Reseña: Exploring theories with a model-finding assistant

Se ha publicado un artículo de automatización del razonamiento titulado Exploring theories with a model-finding assistant.

Sus autores son Salman Saghafi, Ryan Danas y Daniel J. Dougherty (del Applied Logic and Security Lab en el Worcester Polytechnic Institute, Worcester, Massachusetts, USA).

Su resumen es

We present an approach to understanding first-order theories by exploring their models. A typical use case is the analysis of artifacts such as policies, protocols, configurations, and software designs. For the analyses we offer, users are not required to frame formal properties or construct derivations. Rather, they can explore examples of their designs, confirming the expected instances and perhaps recognizing bugs inherent in surprising instances.

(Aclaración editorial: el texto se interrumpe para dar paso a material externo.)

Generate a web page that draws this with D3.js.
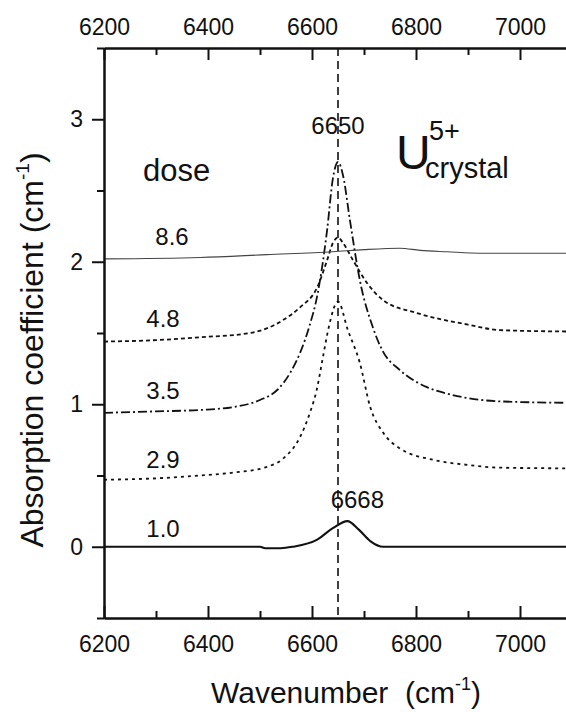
<!DOCTYPE html>
<html>
<head>
<meta charset="utf-8">
<script src="https://cdn.jsdelivr.net/npm/d3@7"></script>
<style>
  body { margin: 0; background: #fff; }
  text { font-family: "Liberation Sans", Arial, Helvetica, sans-serif; fill: #111; }
</style>
</head>
<body>
<svg id="chart" width="566" height="712"></svg>
<script>
// Axis ticks
const majorX = [6200, 6400, 6600, 6800, 7000];
const minorX = [6300, 6500, 6700, 6900, 7100];
const majorY = [0, 1, 2, 3];
const minorY = [-0.5, 0.5, 1.5, 2.5, 3.5];

// Absorption spectra for each dose (wavenumber in cm^-1, absorption in cm^-1)
const wn10 = [6200, 6500, 6510, 6540, 6563, 6610, 6640, 6668, 6690, 6712, 6737, 6750, 7100];
const ab10 = [0, 0, -0.01, -0.01, 0, 0.05, 0.13, 0.18, 0.12, 0.04, 0, 0, 0];

const wn29 = [6200, 6300, 6385, 6448, 6513, 6545, 6577, 6596, 6609, 6621, 6631, 6650, 6669, 6692, 6712, 6737, 6769, 6833, 6898, 6962, 7100];
const ab29 = [0.47, 0.48, 0.50, 0.52, 0.56, 0.62, 0.77, 0.94, 1.10, 1.33, 1.52, 1.72, 1.52, 1.29, 0.98, 0.80, 0.69, 0.61, 0.575, 0.555, 0.55];

const wn35 = [6200, 6300, 6385, 6448, 6500, 6533, 6558, 6577, 6596, 6610, 6629, 6640, 6650, 6660, 6673, 6692, 6717, 6735, 6769, 6821, 6865, 6962, 7100];
const ab35 = [0.94, 0.95, 0.96, 0.98, 1.03, 1.10, 1.22, 1.36, 1.56, 1.76, 2.22, 2.58, 2.70, 2.60, 2.29, 1.87, 1.54, 1.38, 1.24, 1.12, 1.07, 1.02, 1.01];

const wn48 = [6200, 6300, 6385, 6481, 6544, 6577, 6610, 6629, 6640, 6650, 6660, 6679, 6706, 6737, 6802, 6898, 6962, 7100];
const ab48 = [1.44, 1.45, 1.47, 1.50, 1.59, 1.68, 1.82, 2.01, 2.13, 2.17, 2.13, 2.01, 1.85, 1.73, 1.64, 1.56, 1.52, 1.51];

const wn86 = [6200, 6385, 6513, 6640, 6700, 6769, 6808, 6860, 6923, 7100];
const ab86 = [2.02, 2.03, 2.05, 2.07, 2.085, 2.095, 2.08, 2.07, 2.06, 2.06];

// Dose labels, each placed just above its spectrum's left end
const doseLabels = ["1.0", "2.9", "3.5", "4.8", "8.6"];
const doseLabelY = [0.07, 0.55, 1.04, 1.54, 2.12];
const peakMain = 6650;
const peakLow = 6668;

const svg = d3.select("#chart");
const x = d3.scaleLinear().domain([6200, 7100]).range([104, 572]);
const y = d3.scaleLinear().domain([-0.5, 3.5]).range([618, 48]);

// Spectra
const series = [
  { wn: wn10, ab: ab10, width: 2.1, dash: null, color: "#111" },
  { wn: wn29, ab: ab29, width: 1.8, dash: "3,4", color: "#111" },
  { wn: wn35, ab: ab35, width: 1.8, dash: "9,3,2,3", color: "#111" },
  { wn: wn48, ab: ab48, width: 1.8, dash: "4,3", color: "#111" },
  { wn: wn86, ab: ab86, width: 1.1, dash: null, color: "#444" }
];
const line = d3.line()
  .x(d => x(d[0]))
  .y(d => y(d[1]))
  .curve(d3.curveMonotoneX);

svg.append("g").selectAll("path")
  .data(series)
  .join("path")
  .attr("fill", "none")
  .attr("stroke", d => d.color)
  .attr("stroke-width", d => d.width)
  .attr("stroke-dasharray", d => d.dash)
  .attr("d", d => line(d.wn.map((w, i) => [w, d.ab[i]])));

// Peak marker
svg.append("line")
  .attr("x1", x(peakMain)).attr("x2", x(peakMain))
  .attr("y1", y(3.5)).attr("y2", y(-0.5))
  .attr("stroke", "#111").attr("stroke-width", 1.6)
  .attr("stroke-dasharray", "8,5");

// Axes
function styleAxis(g) {
  g.selectAll("path").attr("stroke", "#111").attr("stroke-width", 2);
  g.selectAll("line").attr("stroke", "#111").attr("stroke-width", 2);
  g.selectAll("text").attr("font-size", 23).attr("fill", "#111")
    .attr("font-family", "'Liberation Sans', Arial, sans-serif");
}

// bottom
svg.append("g").attr("transform", `translate(0,${y(-0.5)})`)
  .call(d3.axisBottom(x).tickValues(minorX).tickSizeInner(-7).tickSizeOuter(0).tickFormat(""))
  .call(styleAxis);
svg.append("g").attr("transform", `translate(0,${y(-0.5)})`)
  .call(d3.axisBottom(x).tickValues(majorX).tickSizeInner(-12).tickSizeOuter(0).tickPadding(18).tickFormat(d3.format("d")))
  .call(styleAxis);

// top
svg.append("g").attr("transform", `translate(0,${y(3.5)})`)
  .call(d3.axisTop(x).tickValues(minorX).tickSizeInner(-7).tickSizeOuter(0).tickFormat(""))
  .call(styleAxis);
svg.append("g").attr("transform", `translate(0,${y(3.5)})`)
  .call(d3.axisTop(x).tickValues(majorX).tickSizeInner(-12).tickSizeOuter(0).tickPadding(13).tickFormat(d3.format("d")))
  .call(styleAxis);

// left
svg.append("g").attr("transform", `translate(${x(6200)},0)`)
  .call(d3.axisLeft(y).tickValues(minorY).tickSizeInner(7).tickSizeOuter(0).tickFormat(""))
  .call(styleAxis);
svg.append("g").attr("transform", `translate(${x(6200)},0)`)
  .call(d3.axisLeft(y).tickValues(majorY).tickSizeInner(12).tickSizeOuter(0).tickPadding(9).tickFormat(d3.format("d")))
  .call(styleAxis);

// Dose labels
svg.append("text").attr("x", 143).attr("y", 181).attr("font-size", 31).text("dose");
svg.append("g").selectAll("text")
  .data(doseLabels)
  .join("text")
  .attr("x", (d, i) => i === 4 ? 172 : 163)
  .attr("y", (d, i) => y(doseLabelY[i]))
  .attr("text-anchor", "middle")
  .attr("font-size", 24)
  .text(d => d);

// Peak position labels
svg.append("text").attr("x", x(peakMain)).attr("y", 134)
  .attr("text-anchor", "middle").attr("font-size", 24).text(d3.format("d")(peakMain));
svg.append("text").attr("x", x(peakLow) + 10).attr("y", 508)
  .attr("text-anchor", "middle").attr("font-size", 24).text(d3.format("d")(peakLow));

// Ion label
const ion = svg.append("text").attr("x", 396).attr("y", 169);
ion.append("tspan").attr("font-size", 48).text("U");
ion.append("tspan").attr("x", 429).attr("y", 140).attr("font-size", 27).text("5+");
ion.append("tspan").attr("x", 425).attr("y", 178).attr("font-size", 29).text("crystal");

// Axis titles
const yt = svg.append("text")
  .attr("transform", "translate(43,350) rotate(-90)")
  .attr("text-anchor", "middle")
  .attr("font-size", 32);
yt.append("tspan").text("Absorption coefficient (cm");
yt.append("tspan").attr("font-size", 19).attr("dy", -14).text("-1");
yt.append("tspan").attr("dy", 14).text(")");

const xt = svg.append("text")
  .attr("x", 346).attr("y", 703)
  .attr("text-anchor", "middle")
  .attr("font-size", 30)
  .attr("xml:space", "preserve");
xt.append("tspan").text("Wavenumber  (cm");
xt.append("tspan").attr("font-size", 18).attr("dy", -13).text("-1");
xt.append("tspan").attr("dy", 13).text(")");
</script>
</body>
</html>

Key foundational ideas include: the information preorder on models given by homomorphism, an inductively-defined refinement of the Herbrand base of a theory, and a notion of provenance for elements and facts in models. The implementation makes use of SMT-solving and an algorithm for minimization with respect to the information preorder on models.

Our approach is embodied in a tool, Razor, that is complete for finite satisfiability and provides a read-eval-print loop used to navigate the set of finite models of a theory and to display provenance.

El trabajo se ha presentado en el CADE-25 (The 25th International Conference on Automated Deduction).

El código en Haskell del sistema Razor se encuentra aquí.

Este trabajo puede servir en los cursos de Lógica informática, Lógica matemática y fundamentos, Razonamiento automático y Lógica computacional y teoría de modelos.